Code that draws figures
++++++
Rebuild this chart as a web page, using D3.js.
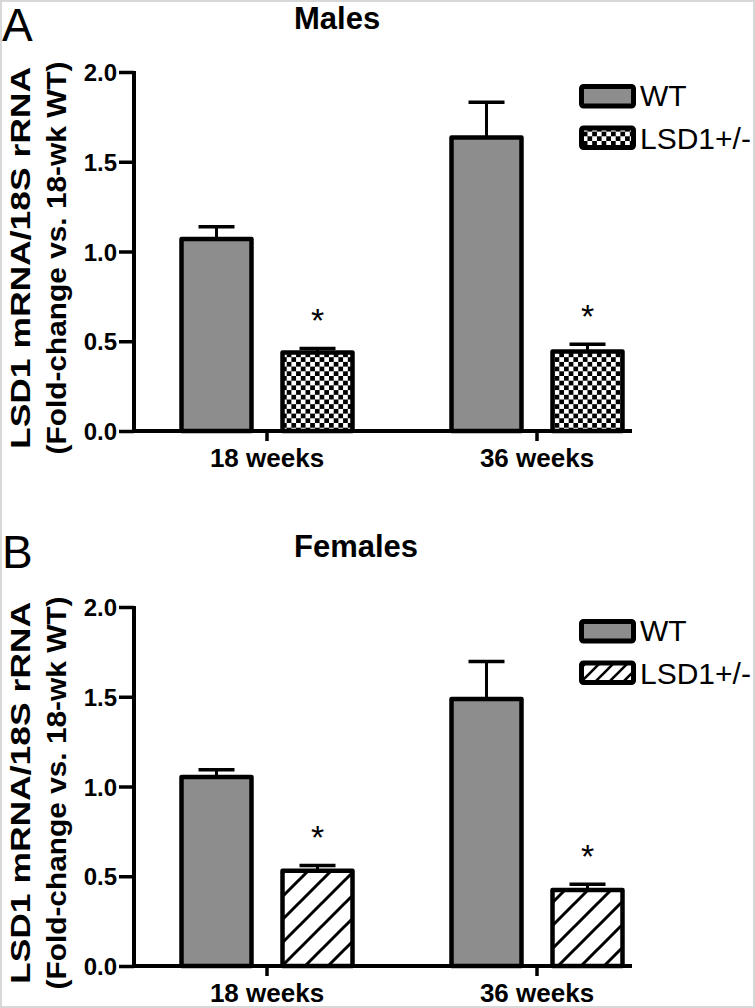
<!DOCTYPE html>
<html>
<head>
<meta charset="utf-8">
<script src="https://cdn.jsdelivr.net/npm/d3@7"></script>
<style>
  html, body { margin: 0; padding: 0; background: #fff; }
  svg { display: block; }
  text { font-family: "Liberation Sans", Arial, Helvetica, sans-serif; fill: #000; }
</style>
</head>
<body>
<div id="chart"></div>
<script>
// ---------- DATA ----------
const categories = ["18 weeks", "36 weeks"];
const seriesNames = ["WT", "LSD1+/-"];
const yTicks = [0.0, 0.5, 1.0, 1.5, 2.0];

// Panel A (Males)
const malesWT = [1.07, 1.635];
const malesWTErr = [0.068, 0.197];
const malesLSD = [0.438, 0.443];
const malesLSDErr = [0.022, 0.04];
const malesSig = [true, true];        // asterisks over LSD1+/- bars

// Panel B (Females)
const femalesWT = [1.053, 1.487];
const femalesWTErr = [0.04, 0.21];
const femalesLSD = [0.53, 0.423];
const femalesLSDErr = [0.03, 0.033];
const femalesSig = [true, true];

const panelLetters = ["A", "B"];
const panelTitles = ["Males", "Females"];
const yTitleLines = ["LSD1 mRNA/18S rRNA", "(Fold-change vs. 18-wk WT)"];

// ---------- LAYOUT ----------
const W = 755, H = 1008;
const svg = d3.select("#chart").append("svg").attr("width", W).attr("height", H);
svg.append("rect").attr("x", 0).attr("y", 0).attr("width", W).attr("height", H).attr("fill", "#fff");

const defs = svg.append("defs");
// checkerboard pattern
const chk = defs.append("pattern").attr("id", "checker").attr("patternUnits", "userSpaceOnUse")
  .attr("width", 9.4).attr("height", 9.4);
chk.append("rect").attr("width", 9.4).attr("height", 9.4).attr("fill", "#fff");
chk.append("rect").attr("width", 4.7).attr("height", 4.7).attr("fill", "#000");
chk.append("rect").attr("x", 4.7).attr("y", 4.7).attr("width", 4.7).attr("height", 4.7).attr("fill", "#000");
// hatch pattern (bars)
function hatch(id, s, sw) {
  const p = defs.append("pattern").attr("id", id).attr("patternUnits", "userSpaceOnUse")
    .attr("width", s).attr("height", s);
  p.append("rect").attr("width", s).attr("height", s).attr("fill", "#fff");
  p.append("path").attr("d", `M${-s/2},${s/2} L${s/2},${-s/2} M0,${s} L${s},0 M${s/2},${s*1.5} L${s*1.5},${s/2}`)
    .attr("stroke", "#000").attr("stroke-width", sw);
}
hatch("hatch", 23, 3);
hatch("hatchLeg", 14, 2.6);

const GREY = "#8d8d8d";

const x = d3.scaleBand().domain(categories).range([132, 672]).paddingInner(0).paddingOuter(0);
const xi = d3.scaleBand().domain(seriesNames).range([-85.5, 85.5]).paddingInner(0.307).paddingOuter(0);

function drawPanel(dy, idx, wt, wtErr, lsd, lsdErr, sig, lsdFill, legFill) {
  const g = svg.append("g").attr("transform", `translate(0,${dy})`);
  const y = d3.scaleLinear().domain([0, 2]).range([431, 72]);

  // panel letter
  g.append("text").attr("x", 2).attr("y", idx === 0 ? 41 : 33).attr("font-size", 46)
    .text(panelLetters[idx]);
  // title
  g.append("text").attr("x", 294).attr("y", idx === 0 ? 29 : 21.7).attr("font-size", 31)
    .attr("font-weight", "bold").text(panelTitles[idx]);

  // y-axis title
  g.append("text").attr("transform", "translate(29.5,258) rotate(-90)")
    .attr("text-anchor", "middle").attr("font-size", 27).attr("font-weight", "bold")
    .attr("textLength", 382).attr("lengthAdjust", "spacingAndGlyphs")
    .text(yTitleLines[0]);
  g.append("text").attr("transform", "translate(66,258) rotate(-90)")
    .attr("text-anchor", "middle").attr("font-size", 27).attr("font-weight", "bold")
    .attr("textLength", 393).attr("lengthAdjust", "spacingAndGlyphs")
    .text(yTitleLines[1]);

  // data rows
  const rows = [];
  categories.forEach((c, i) => {
    rows.push({ cat: c, ser: seriesNames[0], v: wt[i], e: wtErr[i], fill: GREY, sig: false });
    rows.push({ cat: c, ser: seriesNames[1], v: lsd[i], e: lsdErr[i], fill: lsdFill, sig: sig[i] });
  });
  const cx = d => x(d.cat) + x.bandwidth() / 2 + xi(d.ser) + xi.bandwidth() / 2;

  // error bars (upper only)
  g.selectAll(".err").data(rows).enter().append("line")
    .attr("x1", cx).attr("x2", cx).attr("y1", d => y(d.v)).attr("y2", d => y(d.v + d.e))
    .attr("stroke", "#000").attr("stroke-width", 3);
  g.selectAll(".cap").data(rows).enter().append("line")
    .attr("x1", d => cx(d) - 18).attr("x2", d => cx(d) + 18)
    .attr("y1", d => y(d.v + d.e)).attr("y2", d => y(d.v + d.e))
    .attr("stroke", "#000").attr("stroke-width", 3.5);

  // bars
  g.selectAll(".bar").data(rows).enter().append("rect")
    .attr("x", d => x(d.cat) + x.bandwidth() / 2 + xi(d.ser))
    .attr("width", xi.bandwidth())
    .attr("y", d => y(d.v)).attr("height", d => y(0) - y(d.v))
    .attr("fill", d => d.fill).attr("stroke", "#000").attr("stroke-width", 4.5)
    .attr("stroke-linejoin", "round");

  // asterisks
  g.selectAll(".sig").data(rows.filter(d => d.sig)).enter().append("text")
    .attr("x", cx).attr("y", d => y(d.v + d.e) - 16)
    .attr("text-anchor", "middle").attr("font-size", 34).text("*");

  // y axis
  const yAxis = d3.axisLeft(y).tickValues(yTicks).tickFormat(d3.format(".1f")).tickSize(15).tickPadding(2);
  const ya = g.append("g").attr("transform", "translate(134,0)").call(yAxis);
  ya.select(".domain").attr("stroke", "#000").attr("stroke-width", 4).attr("d", `M0,${y(2) - 1}V${y(0) + 2}`);
  ya.selectAll(".tick line").attr("stroke", "#000").attr("stroke-width", 3.5);
  ya.selectAll(".tick text").attr("font-size", 24).attr("font-weight", "bold")
    .attr("font-family", "Liberation Sans, Arial, sans-serif").attr("fill", "#000").attr("dy", "0.36em");

  // x axis
  const xAxis = d3.axisBottom(x).tickSize(10).tickPadding(8);
  const xa = g.append("g").attr("transform", `translate(0,${y(0)})`).call(xAxis);
  xa.select(".domain").attr("stroke", "#000").attr("stroke-width", 4).attr("d", `M132,0H632`);
  xa.selectAll(".tick line").attr("stroke", "#000").attr("stroke-width", 3.5);
  xa.selectAll(".tick text").attr("font-size", 26).attr("font-weight", "bold")
    .attr("font-family", "Liberation Sans, Arial, sans-serif").attr("fill", "#000");

  // legend
  const leg = g.append("g");
  const legFills = [GREY, legFill];
  const legY = [86.5, 128];
  const legTextY = [106, 148.5];
  seriesNames.forEach((s, i) => {
    leg.append("rect").attr("x", 581.5).attr("y", legY[i]).attr("width", 52).attr("height", 19.5)
      .attr("rx", 2).attr("fill", legFills[i]).attr("stroke", "#000").attr("stroke-width", 5);
    leg.append("text").attr("x", 640).attr("y", legTextY[i]).attr("font-size", 30).text(s);
  });
}

drawPanel(0, 0, malesWT, malesWTErr, malesLSD, malesLSDErr, malesSig, "url(#checker)", "url(#checker)");
drawPanel(535, 1, femalesWT, femalesWTErr, femalesLSD, femalesLSDErr, femalesSig, "url(#hatch)", "url(#hatchLeg)");

// faint frame
svg.append("rect").attr("x", 1).attr("y", 1).attr("width", W - 2).attr("height", H - 2)
  .attr("fill", "none").attr("stroke", "#d8d8d8").attr("stroke-width", 2);
</script>
</body>
</html>
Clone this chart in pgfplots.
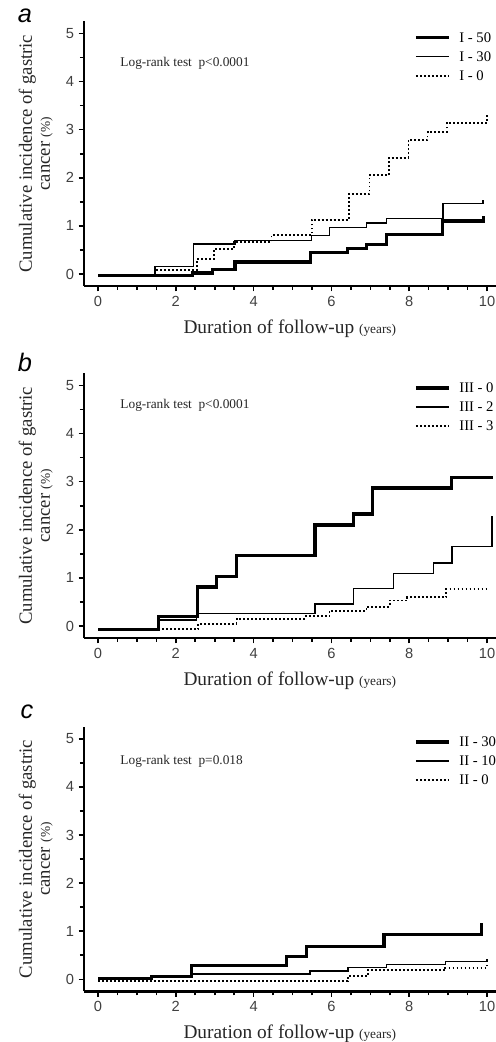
\documentclass[border=0pt]{standalone}
\usepackage{fontspec}
\setmainfont{Liberation Serif}
\newfontfamily\hv{Liberation Sans}
\usepackage{pgfplots}
\pgfplotsset{compat=1.18}

\tikzset{lr/.style={anchor=west, inner sep=0pt, font=\fontsize{10}{12}\selectfont, text=black!85}}
\pgfplotsset{
  km/.style={
    scale only axis, width=308.7pt, height=198.4pt,
    xmin=-0.36, xmax=10.22, ymin=-0.25, ymax=5.25,
    axis lines*=left,
    axis line style={line width=1.9pt, -},
    xtick={0,2,...,10}, ytick={0,1,...,5},
    minor x tick num=3, minor y tick num=1,
    tick align=outside, tick style={line width=1.2pt, black},
    major tick length=4pt, minor tick length=3pt,
    tick label style={font=\hv\fontsize{11}{12}\selectfont, text=black!75},
    /pgf/number format/assume math mode=true,
    xlabel={Duration of follow-up {\fontsize{10}{12}\selectfont(years)}},
    xlabel style={at={(axis description cs:0.5,-0.16)}, anchor=center,
      font=\fontsize{14.5}{16}\selectfont, text=black!85},
    ylabel={Cumulative incidence of gastric\\cancer {\fontsize{10}{12}\selectfont(\%)}},
    ylabel style={at={(axis description cs:-0.117,0.5)}, anchor=center, align=center,
      font=\fontsize{14}{13.5}\selectfont, text=black!85},
    legend style={draw=none, fill=none, anchor=north west, inner sep=0pt,
      font=\fontsize{11}{12}\selectfont, row sep=4.3pt, cells={anchor=west},
      nodes={inner sep=0.5pt, text height=8pt, text depth=1pt},
      /tikz/every odd column/.append style={column sep=6pt}},
    legend image code/.code={\draw[#1] (0pt,0pt) -- (25pt,0pt);},
    clip=false,
  },
  s1/.style={black, line width=2.4pt, const plot},
  s2/.style={black, line width=1.1pt, const plot},
  s3/.style={black, line width=1.4pt, dash pattern=on 1.4pt off 1.6pt, const plot},
}

\begin{document}
\begin{tikzpicture}

% panel a
\begin{axis}[km, at={(63pt,567pt)}, anchor=south west,
  legend style={at={(axis cs:8.12,5.06)}}]
\addplot[s1] coordinates {(0,-0.04)(2.43,0.02)(2.95,0.09)(3.52,0.25)(5.47,0.45)(6.42,0.53)(6.9,0.61)(7.42,0.82)(8.85,1.1)(9.9,1.2)};
\addlegendentry{I - 50}
\addplot[s2] coordinates {(0,-0.04)(1.47,0.15)(2.45,0.62)(3.52,0.7)(5.49,0.8)(5.95,0.97)(6.9,1.06)(7.42,1.15)(8.87,1.46)(9.9,1.53)};
\addlegendentry{I - 30}
\addplot[s3] coordinates {(0,-0.04)(1.47,0.08)(2.54,0.31)(2.98,0.52)(3.5,0.66)(4.46,0.81)(5.49,1.13)(6.45,1.67)(6.98,2.05)(7.49,2.42)(7.98,2.78)(8.47,2.95)(8.96,3.14)(10.0,3.3)};
\addlegendentry{I - 0}
\node[lr] at (axis cs:0.57,4.37) {Log-rank test\ \ p<0.0001};
\end{axis}

% panel b
\begin{axis}[km, at={(63pt,303pt)}, anchor=south west,
  legend style={at={(axis cs:8.12,5.09)}}]
\addplot[s1] coordinates {(0,-0.07)(1.55,0.19)(2.55,0.81)(3.05,1.03)(3.56,1.47)(5.58,2.1)(6.57,2.33)(7.06,2.87)(9.08,3.08)(10.15,3.08)};
\addlegendentry{III - 0}
\addplot[s2] coordinates {(0,-0.07)(1.55,0.12)(2.53,0.26)(5.58,0.46)(6.57,0.78)(7.6,1.09)(8.63,1.31)(9.1,1.65)(10.13,2.28)};
\addlegendentry{III - 2}
\addplot[s3] coordinates {(0,-0.07)(2.58,0.05)(3.56,0.15)(5.3,0.2)(5.95,0.32)(6.9,0.4)(7.5,0.53)(7.95,0.6)(8.95,0.77)(10.05,0.77)};
\addlegendentry{III - 3}
\node[lr] at (axis cs:0.57,4.58) {Log-rank test\ \ p<0.0001};
\end{axis}

% panel c
\begin{axis}[km, at={(63pt,38pt)}, anchor=south west,
  legend style={at={(axis cs:8.12,5.08)}}]
\addplot[s1] coordinates {(0,0.01)(1.38,0.06)(2.41,0.29)(4.85,0.47)(5.36,0.68)(7.35,0.93)(9.86,1.18)};
\addlegendentry{II - 30}
\addplot[s2] coordinates {(0,0.0)(1.4,0.05)(2.41,0.11)(5.45,0.17)(6.42,0.24)(7.42,0.31)(8.93,0.37)(10.0,0.42)};
\addlegendentry{II - 10}
\addplot[s3] coordinates {(0,-0.04)(6.42,0.06)(6.93,0.19)(8.93,0.24)(10.0,0.3)};
\addlegendentry{II - 0}
\node[lr] at (axis cs:0.57,4.53) {Log-rank test\ \ p=0.018};
\end{axis}

\node[font=\hv\itshape\fontsize{19}{20}\selectfont] at (18.75pt,770pt) {a};
\node[font=\hv\itshape\fontsize{19}{20}\selectfont] at (18.75pt,510pt) {b};
\node[font=\hv\itshape\fontsize{19}{20}\selectfont] at (20.25pt,247.5pt) {c};

\pgfresetboundingbox
\useasboundingbox (0,0) rectangle (372pt,781.5pt);
\end{tikzpicture}
\end{document}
++++++
* **Problem statement**: Collect each line containing the string "this".

* **Answer for the task**:
Rebuild this chart as a web page, using D3.js.
Clone this chart in pgfplots.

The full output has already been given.